Sunday, February 26, 2017

Steve's Top Ten Films: Chasing Amy

Some might find it interesting that Chasing Amy is the only comic book-related film in my top ten.  And, it is only a comic book movie in that it is set within the workings of the comic book industry and makes references only those familiar with the genre would clearly understand.  One of the opening scenes takes place at a comicon, and it remains to this day one of the most authentic-looking depictions of a con I have ever seen on film.  Sure, it ventures at times into cartoonishness with the inker vs. tracer debate and the comic book panel discussion in which the character of Hooper X delivers his hilarious deconstruction of the Star Wars trilogy.  But, the feel of the con is spot on, right down to how the attendees look and act.

Written and directed by Kevin Smith, a comic book aficionado himself, Chasing Amy was something of a comeback for Smith, who had an indie success with Clerks but then misstepped in a big way with the dead-in-the-water Mallrats.  Chasing Amy showcased his writing talent and his ability to create interesting characters who find themselves in situations that involve authentic emotions, not just tongue-in-cheek slapstick or toilet humor, although there is plenty of both in Chasing Amy.

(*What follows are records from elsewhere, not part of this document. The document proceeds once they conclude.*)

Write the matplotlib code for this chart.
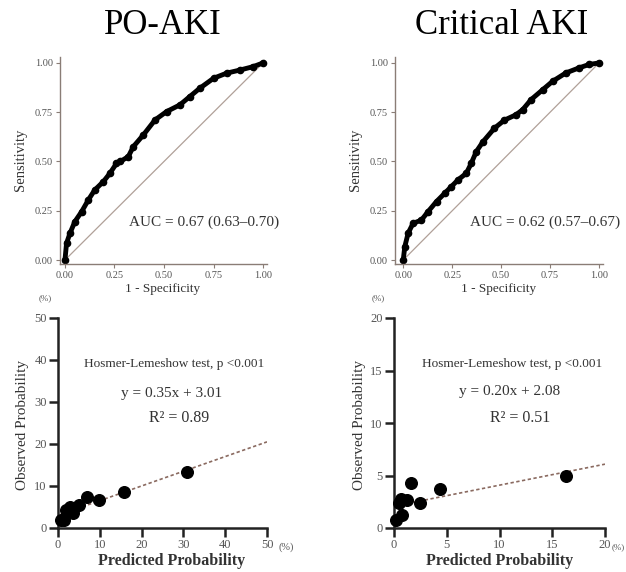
import numpy as np
import matplotlib
matplotlib.use("Agg")
import matplotlib.pyplot as plt

plt.rcParams['font.family'] = ['Liberation Serif', 'DejaVu Serif']

# ROC curves
po_fpr = [0.0, 0.008, 0.025, 0.05, 0.084, 0.118, 0.15, 0.194, 0.227, 0.26, 0.28, 0.32,
          0.345, 0.396, 0.455, 0.513, 0.58, 0.63, 0.68, 0.75, 0.816, 0.884, 0.95, 1.0]
po_tpr = [0.0, 0.085, 0.135, 0.195, 0.245, 0.305, 0.355, 0.398, 0.44, 0.49, 0.50, 0.525,
          0.575, 0.635, 0.711, 0.753, 0.787, 0.829, 0.871, 0.922, 0.948, 0.964, 0.981, 1.0]
cr_fpr = [0.0, 0.008, 0.025, 0.05, 0.093, 0.127, 0.17, 0.212, 0.246, 0.28, 0.322, 0.347,
          0.373, 0.407, 0.466, 0.517, 0.576, 0.61, 0.653, 0.712, 0.763, 0.83, 0.898, 0.949, 1.0]
cr_tpr = [0.0, 0.068, 0.136, 0.186, 0.203, 0.246, 0.297, 0.339, 0.373, 0.407, 0.44, 0.49,
          0.55, 0.6, 0.669, 0.71, 0.737, 0.763, 0.814, 0.864, 0.907, 0.949, 0.975, 0.992, 1.0]

# calibration points (%)
po_pred = [0.6, 1.4, 1.9, 2.8, 3.7, 5.1, 6.9, 9.8, 15.8, 30.8]
po_obs = [1.8, 1.9, 4.2, 5.0, 3.6, 5.5, 7.5, 6.6, 8.5, 13.3]
cr_pred = [0.2, 0.8, 0.5, 0.7, 1.26, 1.6, 2.5, 4.4, 16.3]
cr_obs = [0.8, 1.2, 2.35, 2.8, 2.67, 4.25, 2.4, 3.7, 5.0]

po_fit = (0.35, 3.01)
cr_fit = (0.20, 2.08)

W, H = 626, 572
fig = plt.figure(figsize=(W / 100, H / 100), dpi=100)

def box(l, r, t, b):
    return [l / W, 1 - b / H, (r - l) / W, (b - t) / H]

def ftext(x, y, s, **kw):
    fig.text(x / W, 1 - y / H, s, ha=kw.pop('ha', 'center'), va=kw.pop('va', 'center'), **kw)

spine_c = '#8a7d76'
tick_c = '#555555'

def roc_axes(rect, fpr, tpr, xmin):
    ax = fig.add_axes(rect)
    ax.plot([0, 1], [0, 1], color='#b0a098', lw=0.9)
    ax.plot(fpr, tpr, '-o', color='black', lw=3.5, ms=4.5, clip_on=False)
    ax.set_xlim(xmin, 1.02)
    ax.set_ylim(-0.02, 1.03)
    ticks = [0, 0.25, 0.5, 0.75, 1.0]
    ax.set_xticks(ticks)
    ax.set_yticks(ticks)
    ax.set_xticklabels(['0.00', '0.25', '0.50', '0.75', '1.00'])
    ax.set_yticklabels(['0.00', '0.25', '0.50', '0.75', '1.00'])
    for s in ['top', 'right']:
        ax.spines[s].set_visible(False)
    for s in ['left', 'bottom']:
        ax.spines[s].set_color(spine_c)
        ax.spines[s].set_linewidth(1.0)
    ax.tick_params(colors=spine_c, labelcolor=tick_c, labelsize=7.5, length=3, pad=2)
    return ax

def cal_axes(rect, pred, obs, fit, lim, step):
    ax = fig.add_axes(rect)
    a, b = fit
    xs = np.array([min(pred), lim])
    ax.plot(xs, a * xs + b, linestyle=(0, (2, 1.5)), color='#8a6a60', lw=1.2)
    ax.scatter(pred, obs, s=70, color='black', zorder=3, clip_on=False)
    ax.set_xlim(0, lim)
    ax.set_ylim(0, lim)
    ticks = np.arange(0, lim + 1, step)
    ax.set_xticks(ticks)
    ax.set_yticks(ticks)
    for s in ['top', 'right']:
        ax.spines[s].set_visible(False)
    for s in ['left', 'bottom']:
        ax.spines[s].set_linewidth(1.8)
        ax.spines[s].set_color('#222222')
    ax.tick_params(width=1.8, length=6.5, color='#222222', labelcolor=tick_c,
                   labelsize=9, pad=1.5)
    return ax

roc_axes(box(60, 267, 57, 264), po_fpr, po_tpr, -0.025)
roc_axes(box(395, 603, 57, 264), cr_fpr, cr_tpr, -0.042)
cal_axes(box(58, 267, 318, 528), po_pred, po_obs, po_fit, 50, 10)
cal_axes(box(394, 605, 318, 528), cr_pred, cr_obs, cr_fit, 20, 5)

# titles
ftext(163, 25, 'PO-AKI', fontsize=25)
ftext(502, 25, 'Critical AKI', fontsize=25)

# ROC annotations
ftext(204, 222, 'AUC = 0.67 (0.63\u20130.70)', fontsize=11, color='#333333')
ftext(545, 222, 'AUC = 0.62 (0.57\u20130.67)', fontsize=11, color='#333333')
ftext(20, 160, 'Sensitivity', fontsize=10.5, rotation=90, color='#333333')
ftext(356, 160, 'Sensitivity', fontsize=10.5, rotation=90, color='#333333')
ftext(163, 289, '1 - Specificity', fontsize=9.5, color='#333333')
ftext(499, 289, '1 - Specificity', fontsize=9.5, color='#333333')

# calibration annotations
ftext(45, 298, '(%)', fontsize=6.5, color='#555555')
ftext(378, 298, '(%)', fontsize=6.5, color='#555555')
ftext(286, 547, '(%)', fontsize=7.5, color='#555555')
ftext(625, 547, '(%)', fontsize=6.5, color='#555555', ha='right')

ftext(174, 364, 'Hosmer-Lemeshow test, p <0.001', fontsize=9.5, color='#333333')
ftext(512, 364, 'Hosmer-Lemeshow test, p <0.001', fontsize=9.5, color='#333333')
ftext(172, 393, 'y = 0.35x + 3.01', fontsize=11, color='#333333')
ftext(510, 392, 'y = 0.20x + 2.08', fontsize=11, color='#333333')
ftext(179, 418, 'R\u00b2 = 0.89', fontsize=11.5, color='#333333')
ftext(520, 418, 'R\u00b2 = 0.51', fontsize=11.5, color='#333333')

ftext(23, 425, 'Observed Probability', fontsize=11, rotation=90, color='#333333')
ftext(359, 425, 'Observed Probability', fontsize=11, rotation=90, color='#333333')
ftext(172, 561, 'Predicted Probability', fontsize=11.5, fontweight='bold', color='#333333')
ftext(500, 561, 'Predicted Probability', fontsize=11.5, fontweight='bold', color='#333333')

fig.savefig('out.png', dpi=100)
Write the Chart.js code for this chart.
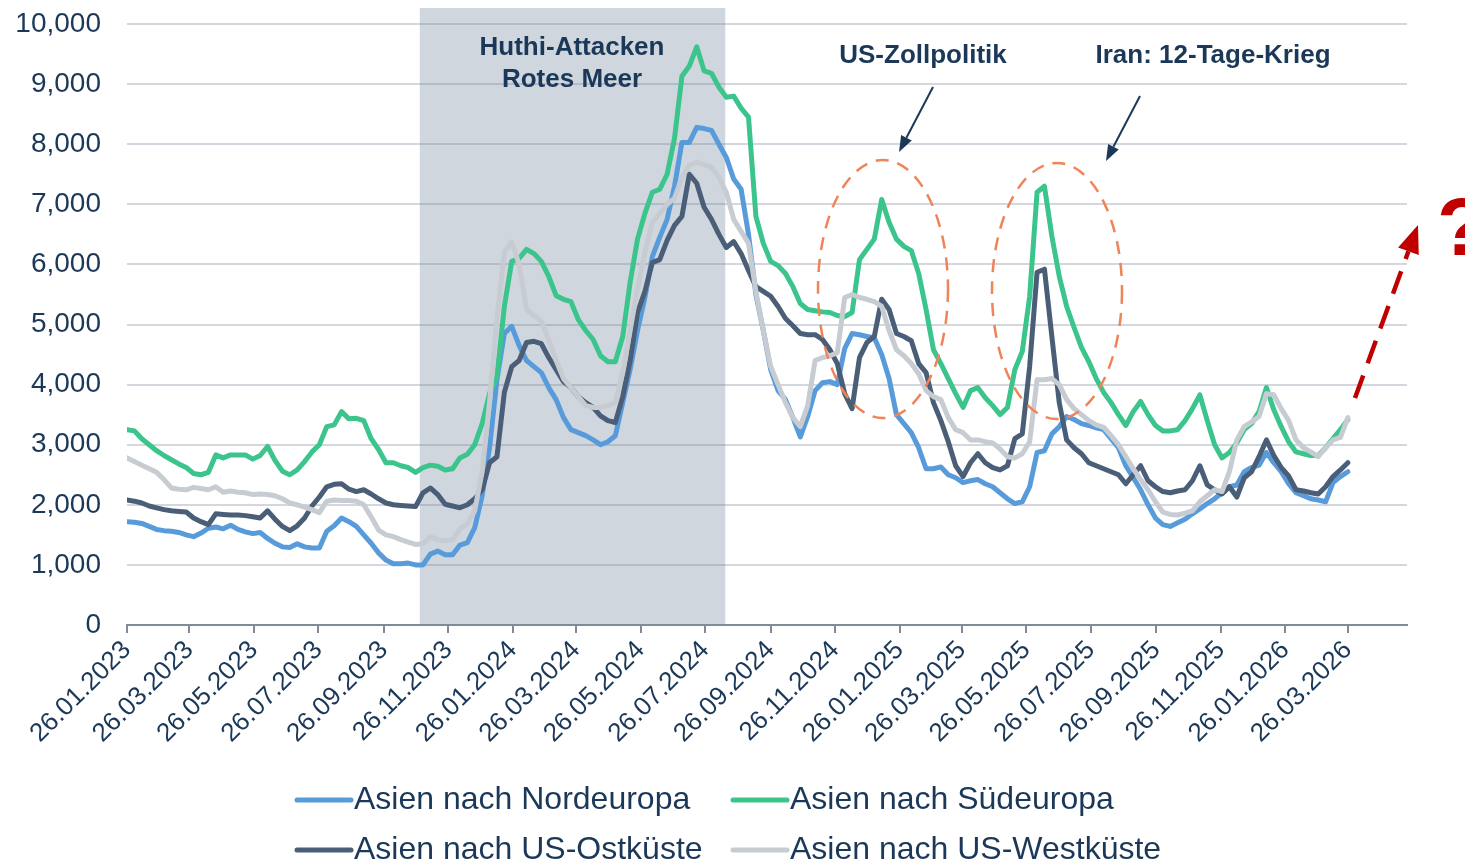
<!DOCTYPE html>
<html>
<head>
<meta charset="utf-8">
<script src="https://cdn.jsdelivr.net/npm/chart.js@4.4.1/dist/chart.umd.min.js"></script>
<style>
  html, body { margin: 0; padding: 0; background: #fff; overflow: hidden; }
  #wrap { width: 1465px; height: 864px; }
</style>
</head>
<body>
<div id="wrap"><canvas id="freightChart" width="1465" height="864"></canvas></div>
<script>
// weekly series, first week 26.01.2023
const startDate = '26.01.2023';

const tickLabels = ['26.01.2023', '26.03.2023', '26.05.2023', '26.07.2023', '26.09.2023', '26.11.2023',
  '26.01.2024', '26.03.2024', '26.05.2024', '26.07.2024', '26.09.2024', '26.11.2024',
  '26.01.2025', '26.03.2025', '26.05.2025', '26.07.2025', '26.09.2025', '26.11.2025',
  '26.01.2026', '26.03.2026'];

const seriesNames = ['Asien nach Nordeuropa', 'Asien nach Südeuropa', 'Asien nach US-Ostküste', 'Asien nach US-Westküste'];

const nordeuropa = [
  1720, 1710, 1690, 1640, 1590, 1570, 1560, 1540, 1500, 1470,
  1530, 1610, 1630, 1600, 1660, 1590, 1550, 1520, 1540, 1440,
  1360, 1300, 1290, 1350, 1300, 1280, 1280, 1560, 1650, 1780,
  1720, 1640, 1500, 1360, 1200, 1080, 1020, 1020, 1030, 1000,
  1000, 1180, 1230, 1170, 1170, 1330, 1370, 1620, 2150, 2950,
  4080, 4850, 4970, 4650, 4400, 4300, 4200, 3950, 3750, 3450,
  3250, 3200, 3150, 3080, 3000, 3050, 3150, 3700, 4250, 4900,
  5450, 6130, 6450, 6750, 7300, 8030, 8030, 8280, 8260, 8230,
  8000, 7780, 7420, 7250, 6500, 5500, 4900, 4250, 3900, 3750,
  3450, 3130, 3470, 3900, 4030, 4050, 4000, 4600, 4850, 4830,
  4800, 4780, 4500, 4100, 3500, 3350, 3200, 2950, 2600, 2600,
  2630, 2500, 2450, 2370, 2400, 2420, 2350, 2300, 2200, 2100,
  2020, 2050, 2300, 2870, 2900, 3180, 3300, 3470, 3420, 3350,
  3320, 3280, 3250, 3100, 2950, 2650, 2450, 2250, 2000, 1780,
  1670, 1640, 1700, 1760, 1850, 1930, 2020, 2100, 2200, 2300,
  2330, 2550, 2620, 2660, 2870, 2700, 2550, 2350, 2200, 2150,
  2100, 2080, 2050, 2370, 2470, 2550
];

const suedeuropa = [
  3250, 3230, 3100, 3000, 2900, 2820, 2750, 2680, 2620, 2520,
  2500, 2540, 2830, 2780, 2830, 2830, 2830, 2760, 2820, 2970,
  2740, 2560, 2500, 2580, 2720, 2880, 3000, 3300, 3330, 3550,
  3430, 3440, 3400, 3100, 2920, 2700, 2700, 2650, 2620, 2540,
  2620, 2660, 2640, 2580, 2600, 2780, 2840, 3000, 3350, 3850,
  4130, 5300, 6050, 6100, 6250, 6180, 6050, 5800, 5480, 5420,
  5380, 5080, 4900, 4750, 4480, 4380, 4380, 4800, 5700, 6420,
  6850, 7200, 7250, 7500, 8100, 9130, 9300, 9620, 9220, 9180,
  8950, 8780, 8800, 8600, 8450, 6800, 6350, 6050, 5980, 5850,
  5630, 5350, 5250, 5230, 5210, 5200, 5150, 5130, 5200, 6080,
  6250, 6420, 7080, 6700, 6420, 6300, 6230, 5850, 5250, 4580,
  4350, 4100, 3850, 3620, 3900, 3950, 3780, 3650, 3500, 3620,
  4250, 4550, 5470, 7200, 7300, 6470, 5800, 5300, 4950, 4620,
  4380, 4100, 3870, 3700, 3500, 3320, 3550, 3720, 3500, 3320,
  3230, 3230, 3250, 3400, 3600, 3830, 3400, 3000, 2780, 2870,
  3030, 3250, 3350, 3550, 3950, 3580, 3300, 3050, 2880, 2850,
  2820, 2820, 2950, 3100, 3250, 3420
];

const usOstkueste = [
  2080, 2060, 2030, 1980, 1950, 1920, 1900, 1890, 1880, 1780,
  1720, 1670, 1850, 1840, 1830, 1830, 1820, 1800, 1780, 1900,
  1760, 1640, 1570, 1650, 1780, 1980, 2130, 2300, 2340, 2350,
  2260, 2220, 2250, 2180, 2100, 2030, 2000, 1990, 1980, 1970,
  2200, 2280, 2170, 2010, 1980, 1950, 2000, 2100, 2250, 2700,
  2800, 3870, 4300, 4400, 4700, 4720, 4680, 4450, 4250, 4050,
  3950, 3800, 3700, 3620, 3480, 3400, 3370, 3800, 4400, 5200,
  5550, 6030, 6080, 6400, 6650, 6800, 7500, 7350, 6950, 6750,
  6500, 6280, 6380, 6180, 5900, 5630, 5550, 5470, 5300, 5100,
  4980, 4850, 4830, 4830, 4750, 4580, 4350, 3850, 3600, 4450,
  4700, 4800, 5420, 5250, 4850, 4800, 4730, 4350, 4200, 3700,
  3400, 3050, 2650, 2470, 2700, 2850, 2700, 2620, 2580, 2650,
  3100, 3180, 4300, 5870, 5920, 4800, 3700, 3080, 2950, 2850,
  2700, 2650, 2600, 2550, 2500, 2350, 2500, 2650, 2400, 2300,
  2220, 2200, 2230, 2250, 2400, 2650, 2330, 2250, 2180, 2300,
  2130, 2450, 2550, 2800, 3080, 2820, 2620, 2480, 2250, 2230,
  2200, 2180, 2300, 2470, 2580, 2700
];

const usWestkueste = [
  2780, 2720, 2660, 2600, 2540, 2420, 2280, 2260, 2250, 2290,
  2270, 2250, 2300, 2210, 2230, 2210, 2200, 2170, 2180, 2170,
  2150, 2100, 2030, 2000, 1960, 1920, 1870, 2060, 2080, 2070,
  2070, 2060, 2000, 1800, 1580, 1500, 1470, 1420, 1380, 1340,
  1350, 1470, 1420, 1400, 1420, 1600, 1680, 1900, 2550, 3700,
  5100, 6200, 6370, 6000, 5250, 5150, 5050, 4750, 4400, 4100,
  3950, 3800, 3650, 3620, 3620, 3650, 3700, 4200, 4900, 5600,
  6200, 6700, 6850, 7000, 7100, 7450, 7650, 7700, 7660, 7620,
  7450, 7200, 6750, 6550, 6350, 5550, 4900, 4300, 4000, 3700,
  3450, 3300, 3650, 4400, 4450, 4480, 4530, 5450, 5500, 5450,
  5420, 5380, 5300, 4900, 4580, 4480, 4350, 4180, 3900, 3800,
  3750, 3450, 3250, 3200, 3080, 3080, 3050, 3030, 2930, 2800,
  2780, 2850, 3050, 4080, 4080, 4100, 4000, 3750, 3600, 3500,
  3400, 3330, 3290, 3150, 3000, 2800, 2600, 2420, 2250, 2050,
  1880, 1840, 1830, 1860, 1900, 2050, 2150, 2250, 2220, 2550,
  3080, 3300, 3380, 3470, 3850, 3830, 3600, 3400, 3080, 2950,
  2880, 2800, 2950, 3080, 3120, 3450
];

const seriesColors = ['#579BDA', '#3BC48B', '#4A5E78', '#C7CCD2'];

// helpers
function parseDate(s) {
  const [d, m, y] = s.split('.').map(Number);
  return Date.UTC(y, m - 1, d);
}
const DAY = 86400000;
const t0 = parseDate(startDate);
function dayOf(s) { return Math.round((parseDate(s) - t0) / DAY); }
function fmtDay(v) {
  const d = new Date(t0 + v * DAY);
  const p = n => String(n).padStart(2, '0');
  return p(d.getUTCDate()) + '.' + p(d.getUTCMonth() + 1) + '.' + d.getUTCFullYear();
}

const tickDays = tickLabels.map(dayOf);
const weekDays = nordeuropa.map((_, i) => i * 7);

const allSeries = [nordeuropa, suedeuropa, usOstkueste, usWestkueste];
const datasets = allSeries.map((vals, k) => ({
  label: seriesNames[k],
  data: vals.map((v, i) => ({ x: weekDays[i], y: v })),
  borderColor: seriesColors[k],
  backgroundColor: seriesColors[k],
  borderWidth: 5,
  pointRadius: 0,
  tension: 0,
  borderJoinStyle: 'round',
  borderCapStyle: 'round',
  order: 3 - k
}));

const navy = '#1B3858';
const font = "'Liberation Sans', Arial, sans-serif";

function arrow(ctx, x1, y1, x2, y2, color, lw, headLen, headW, dash) {
  const a = Math.atan2(y2 - y1, x2 - x1);
  const bx = x2 - headLen * Math.cos(a), by = y2 - headLen * Math.sin(a);
  ctx.save();
  ctx.strokeStyle = color;
  ctx.fillStyle = color;
  ctx.lineWidth = lw;
  ctx.setLineDash(dash || []);
  ctx.beginPath();
  ctx.moveTo(x1, y1);
  ctx.lineTo(bx, by);
  ctx.stroke();
  ctx.setLineDash([]);
  ctx.beginPath();
  ctx.moveTo(x2, y2);
  ctx.lineTo(bx + headW / 2 * Math.sin(a), by - headW / 2 * Math.cos(a));
  ctx.lineTo(bx - headW / 2 * Math.sin(a), by + headW / 2 * Math.cos(a));
  ctx.closePath();
  ctx.fill();
  ctx.restore();
}

const extras = {
  id: 'extras',
  beforeDatasetsDraw(chart) {
    // shaded period (Red Sea attacks)
    const { ctx, scales: { x, y } } = chart;
    const x1 = x.getPixelForValue(dayOf('30.10.2023'));
    const x2 = x.getPixelForValue(dayOf('14.08.2024'));
    ctx.save();
    ctx.globalCompositeOperation = 'destination-over';
    ctx.fillStyle = '#CFD6DE';
    ctx.fillRect(x1, 8, x2 - x1, y.getPixelForValue(0) - 8);
    ctx.restore();
  },
  afterDatasetsDraw(chart) {
    const { ctx } = chart;
    ctx.save();
    // dashed ellipses
    ctx.strokeStyle = '#EE8458';
    ctx.lineWidth = 2.5;
    ctx.setLineDash([13, 9]);
    ctx.beginPath();
    ctx.ellipse(883, 289, 65, 129, 0, 0, Math.PI * 2);
    ctx.stroke();
    ctx.beginPath();
    ctx.ellipse(1057, 291, 65, 128, 0, 0, Math.PI * 2);
    ctx.stroke();
    ctx.setLineDash([]);

    // labels
    ctx.fillStyle = navy;
    ctx.font = 'bold 26px ' + font;
    ctx.textAlign = 'center';
    ctx.textBaseline = 'middle';
    ctx.fillText('Huthi-Attacken', 572, 48);
    ctx.fillText('Rotes Meer', 572, 80);
    ctx.fillText('US-Zollpolitik', 923, 56);
    ctx.fillText('Iran: 12-Tage-Krieg', 1213, 56);
    ctx.restore();

    arrow(ctx, 933, 87, 899, 152, navy, 2, 16, 12);
    arrow(ctx, 1140, 96, 1106, 161, navy, 2, 16, 12);

    // red outlook arrow and question mark
    arrow(ctx, 1355, 398, 1418, 225, '#C00000', 4.5, 28, 22, [24, 13]);
    ctx.save();
    ctx.fillStyle = '#C00000';
    ctx.font = 'bold 82px ' + font;
    ctx.textAlign = 'left';
    ctx.textBaseline = 'alphabetic';
    ctx.fillText('?', 1437, 255);
    ctx.restore();

    // legend, two columns
    ctx.save();
    ctx.font = '32px ' + font;
    ctx.textBaseline = 'middle';
    ctx.textAlign = 'left';
    const colX = [297, 733], rowY = [800, 850];
    chart.data.datasets.forEach((ds, i) => {
      const lx = colX[i % 2], ly = rowY[Math.floor(i / 2)];
      ctx.strokeStyle = ds.borderColor;
      ctx.lineWidth = 5;
      ctx.lineCap = 'round';
      ctx.beginPath();
      ctx.moveTo(lx, ly);
      ctx.lineTo(lx + 54, ly);
      ctx.stroke();
      ctx.fillStyle = navy;
      ctx.fillText(ds.label, lx + 57, ly);
    });
    ctx.restore();
  }
};

const ctx = document.getElementById('freightChart').getContext('2d');
const chart = new Chart(ctx, {
  type: 'line',
  data: { datasets },
  options: {
    responsive: false,
    animation: false,
    layout: { padding: { top: 24, right: 58, bottom: 89, left: 0 } },
    plugins: { legend: { display: false }, tooltip: { enabled: false } },
    scales: {
      x: {
        type: 'linear',
        min: 0,
        max: 1211,
        afterBuildTicks: (scale) => { scale.ticks = tickDays.map(v => ({ value: v })); },
        afterFit: (scale) => { scale.height = 150; },
        ticks: {
          autoSkip: false,
          maxRotation: 45,
          minRotation: 45,
          padding: 2,
          color: navy,
          font: { family: font, size: 26 },
          callback: (v) => fmtDay(v)
        },
        grid: { drawOnChartArea: false, drawTicks: true, tickLength: 8, color: '#7F8B98', lineWidth: 2 },
        border: { display: true, color: '#7F8B98', width: 2 }
      },
      y: {
        min: 0,
        max: 10000,
        afterFit: (scale) => {
          scale.width = 127;
          scale.paddingTop = 0;
          scale.paddingBottom = 0;
        },
        ticks: {
          stepSize: 1000,
          padding: 26,
          color: navy,
          font: { family: font, size: 28 },
          callback: (v) => v.toLocaleString('en-US')
        },
        grid: { drawTicks: false, color: 'rgba(120,132,148,0.32)', lineWidth: 2 },
        border: { display: false }
      }
    }
  },
  plugins: [extras]
});
</script>
</body>
</html>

The story is about a comic writer/artist named Holden, who befriends and then falls in love with a fellow comic book writer/artist named Alyssa.  The problem initially is that Alyssa is openly gay, and so it seems there friendship will not advance to romance.  But, one thing leads to another, and the two begin a romance.  More problems arise when details about Alyssa's past comes to light, and Holden is torn on how to handle knowing the information.

Yes, this sounds like the typical set up for a standard romantic comedy, but Chasing Amy transcends the genre by having the characters' choices carry real weight and ramifications.  There are no sudden revelations that fix all the conflicts, no last minute reconciliations that give everyone a happily-ever-after.  Instead, we get a story about characters who are maturing into adults, accompanied by all the pain and heartache that comes with it.